JOB> Quote, line for line, the entries from the first through the one containing "import matplotlib.patches as mpatches". Pictures are left out.

========

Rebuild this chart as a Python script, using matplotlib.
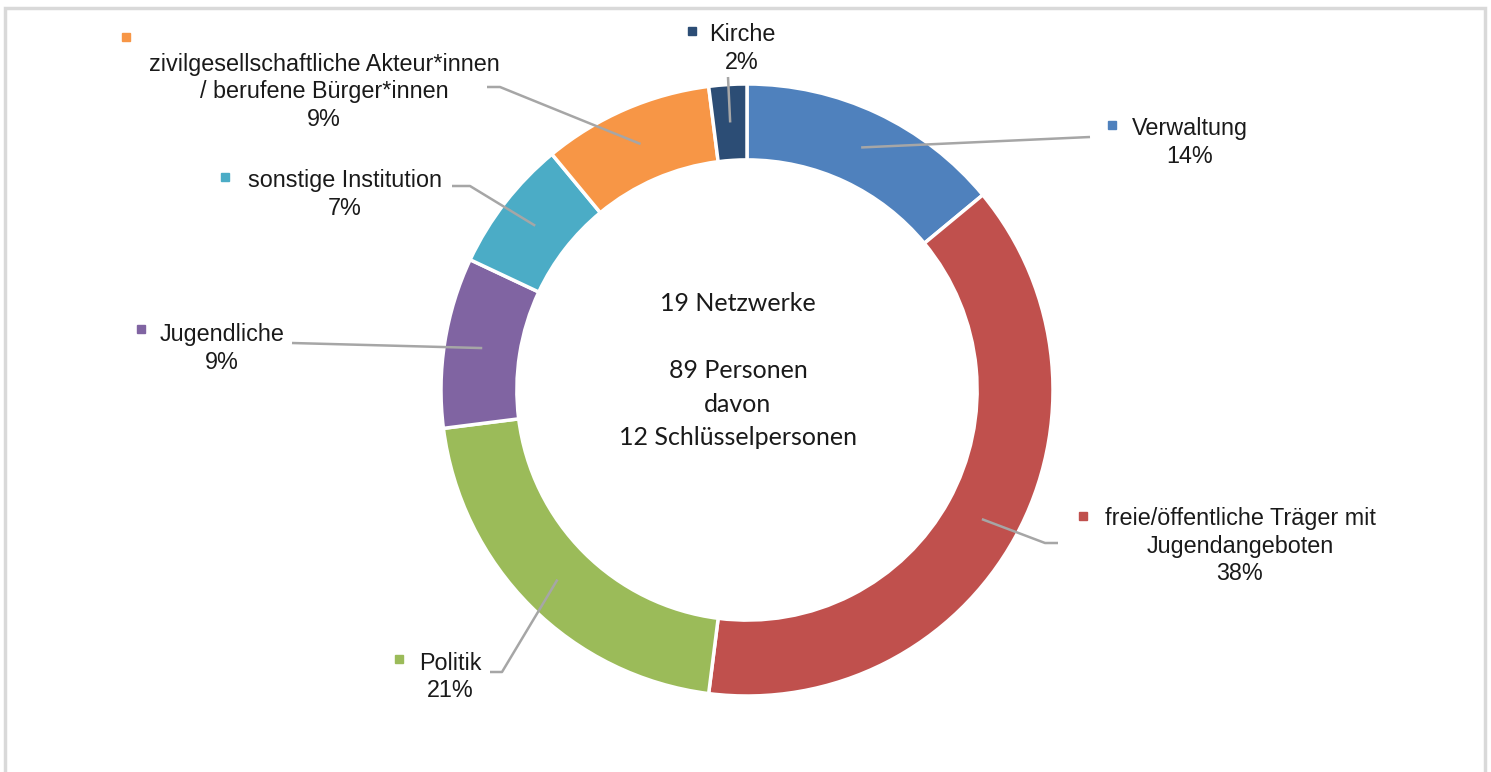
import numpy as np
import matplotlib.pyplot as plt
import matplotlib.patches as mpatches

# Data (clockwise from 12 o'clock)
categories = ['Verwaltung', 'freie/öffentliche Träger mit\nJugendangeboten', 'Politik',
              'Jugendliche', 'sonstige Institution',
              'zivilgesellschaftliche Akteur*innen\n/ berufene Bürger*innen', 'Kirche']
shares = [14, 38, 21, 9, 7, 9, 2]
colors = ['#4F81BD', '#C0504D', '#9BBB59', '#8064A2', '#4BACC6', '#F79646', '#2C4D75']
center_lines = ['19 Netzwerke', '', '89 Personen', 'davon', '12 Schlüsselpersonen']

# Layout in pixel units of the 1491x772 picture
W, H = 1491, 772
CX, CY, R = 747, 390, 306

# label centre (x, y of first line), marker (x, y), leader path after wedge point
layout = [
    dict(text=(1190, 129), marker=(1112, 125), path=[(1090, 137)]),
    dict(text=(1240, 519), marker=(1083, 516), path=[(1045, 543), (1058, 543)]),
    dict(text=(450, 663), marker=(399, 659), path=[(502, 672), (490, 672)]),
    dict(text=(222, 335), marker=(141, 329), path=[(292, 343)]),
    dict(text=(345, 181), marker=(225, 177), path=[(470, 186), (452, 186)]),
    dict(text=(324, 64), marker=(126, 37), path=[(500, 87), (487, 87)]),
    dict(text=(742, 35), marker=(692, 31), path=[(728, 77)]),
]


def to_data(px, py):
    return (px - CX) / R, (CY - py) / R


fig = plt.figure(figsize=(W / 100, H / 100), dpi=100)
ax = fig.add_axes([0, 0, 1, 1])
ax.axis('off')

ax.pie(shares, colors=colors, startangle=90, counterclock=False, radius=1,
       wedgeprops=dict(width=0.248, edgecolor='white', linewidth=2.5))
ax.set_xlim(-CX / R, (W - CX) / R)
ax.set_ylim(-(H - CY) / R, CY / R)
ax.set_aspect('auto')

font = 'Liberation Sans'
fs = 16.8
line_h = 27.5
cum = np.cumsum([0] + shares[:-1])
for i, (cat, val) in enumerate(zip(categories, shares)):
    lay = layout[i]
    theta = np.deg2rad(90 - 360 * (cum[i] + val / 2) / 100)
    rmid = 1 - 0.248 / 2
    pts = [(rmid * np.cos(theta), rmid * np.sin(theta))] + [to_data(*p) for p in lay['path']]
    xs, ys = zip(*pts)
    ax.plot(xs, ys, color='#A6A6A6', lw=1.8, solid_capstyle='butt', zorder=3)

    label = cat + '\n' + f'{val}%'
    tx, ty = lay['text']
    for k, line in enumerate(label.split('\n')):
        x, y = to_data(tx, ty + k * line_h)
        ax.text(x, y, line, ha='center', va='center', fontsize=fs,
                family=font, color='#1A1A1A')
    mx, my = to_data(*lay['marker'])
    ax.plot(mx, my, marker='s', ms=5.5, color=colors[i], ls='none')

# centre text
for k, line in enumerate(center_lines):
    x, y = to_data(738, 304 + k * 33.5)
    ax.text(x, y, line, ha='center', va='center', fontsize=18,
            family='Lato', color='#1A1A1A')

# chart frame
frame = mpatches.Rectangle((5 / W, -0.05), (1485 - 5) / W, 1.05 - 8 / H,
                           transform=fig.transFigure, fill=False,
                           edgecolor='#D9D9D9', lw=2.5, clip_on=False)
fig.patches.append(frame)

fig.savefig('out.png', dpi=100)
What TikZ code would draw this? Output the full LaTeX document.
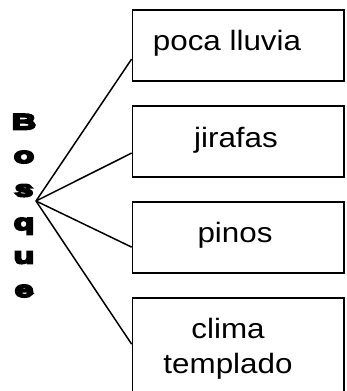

========

RESPONSE TO THIS EXERCISE>
Rebuild this chart as a Python script, using matplotlib.
import numpy as np
import matplotlib.pyplot as plt
import matplotlib.patches as mpatches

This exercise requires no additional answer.